According to Brisse, it will take five years or more before true quantum supremacy (the potential ability of quantum computing devices to solve problems that classical computers cannot) will be demonstrated on not just scientific, but also on everyday commercial applications.

The software development environment created by D-Wave, called Leap, is already educating programmers on how to best make the transition to quantum, without needing to learn the underlying physics. Programmer efforts are also being spurred by D-Wave's Ocean code library with standardized Python and C++ application programmer interfaces (APIs) plus Jupyter Notebooks, which allows interactive changes that instantly update results.

Brisse and Sorensen also praised D-Wave for directly responding to its user base when crafting the new Pegasus topology. Most D-Wave users run their quantum algorithms in the cloud, rather than purchasing the company's hardware. Luckily, D-Wave has unusually patient funding sources, since it is still getting their full support on its 20th birthday.

D-Wave says it was already leading the world in the sophistication of its superconducting process technology, but claims to have extended that lead with a newly enhanced process technology developed with SkyWater Technology, its microchip fabrication foundry. Not only does its current process offer niobium features below 240 nanometers, but also lowers its on-chip noise level, which for a quantum computer translates to longer coherence times—the length of time before data values collapse from a quantum superposition of states into a digital one or zero state. Thus besides enabling more quantum variables to tackle larger problems, according to D-Wave's Johnson, Pegasus' lower noise also enables the solution of more complex problems that require longer coherence times to solve.

Finally, Pegasus directly confronts how classical computers and quantum computers work together as companions, rather than as competitors. According to Johnson, hybrid configurations of classical  and quantum computers will off-load to Pegasus only the parts of a problem that run better on quantum computers, while retaining a companion classical computer to run the rest of an application's algorithms. This hybrid architecture has been built into the latest revisions of Leap and its Ocean algorithm library to simplify quantum programming, as well as to demonstrate the best practices needed to perform hybrid classical-quantum computing.
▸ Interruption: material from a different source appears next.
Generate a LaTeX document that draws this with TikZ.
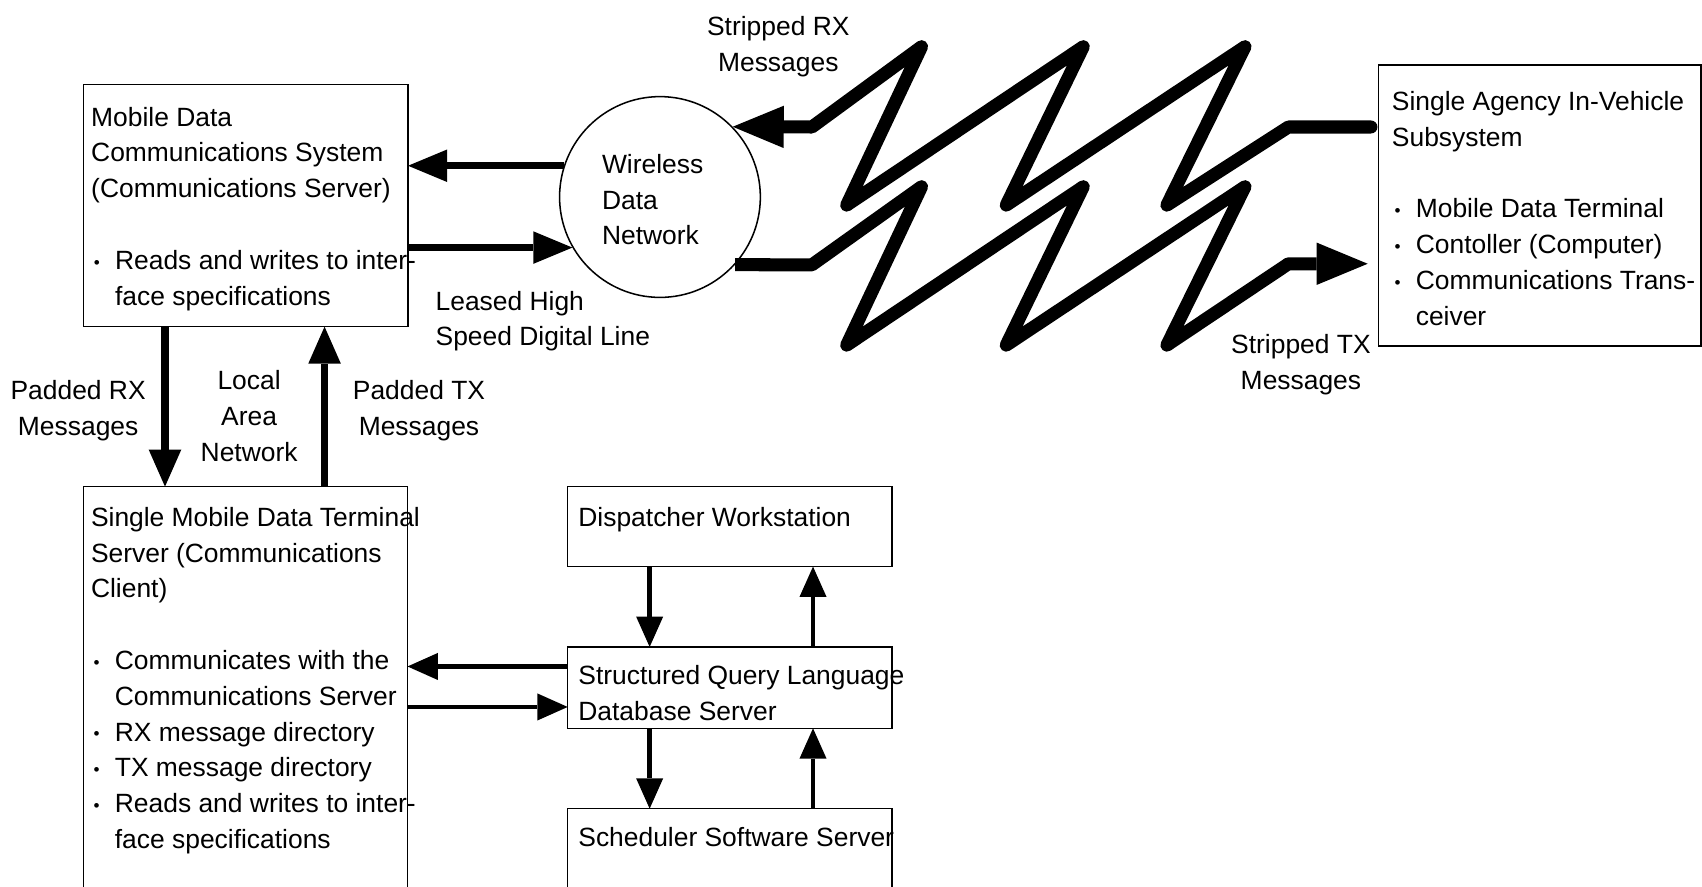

"We really believe that successful customer solutions will be hybrids, so new operating software enhances hybrid configurations with lower latency and new options for scheduling problems," said Johnson. "In fact, D-Wave is the only company with real-time qubit scheduling, as well as block-of-time scheduling."

Real-time qubit scheduling allows algorithms to split up classical and quantum operations on a fine-scale, step by step, while block-of-time scheduling permits quantum and/or classical operations to be continuously executed without the overhead of switching modes.

Michael Cusumano at the Massachusetts Institute of Technology (MIT), who is familiar with programming the Chimera generation, says, "D-Wave's latest machine and programming environment sounds like real progress, and should be exciting for software developers working in the D-Wave ecosystem. Clearly, there are some significant technical advances, and the latest technology may well be closer to a general-purpose quantum computer."

D-Wave's Hybrid, for marrying an in-house classical computer to a cloud-based quantum computer, is available on GitHub, as are many of the Pegasus components. The rest of the Pegasus offerings will be rolled out by the company over the next 18 months, according to Johnson.

R. Colin Johnson is a Kyoto Prize Fellow who ​​has worked as a technology journalist ​for two decades.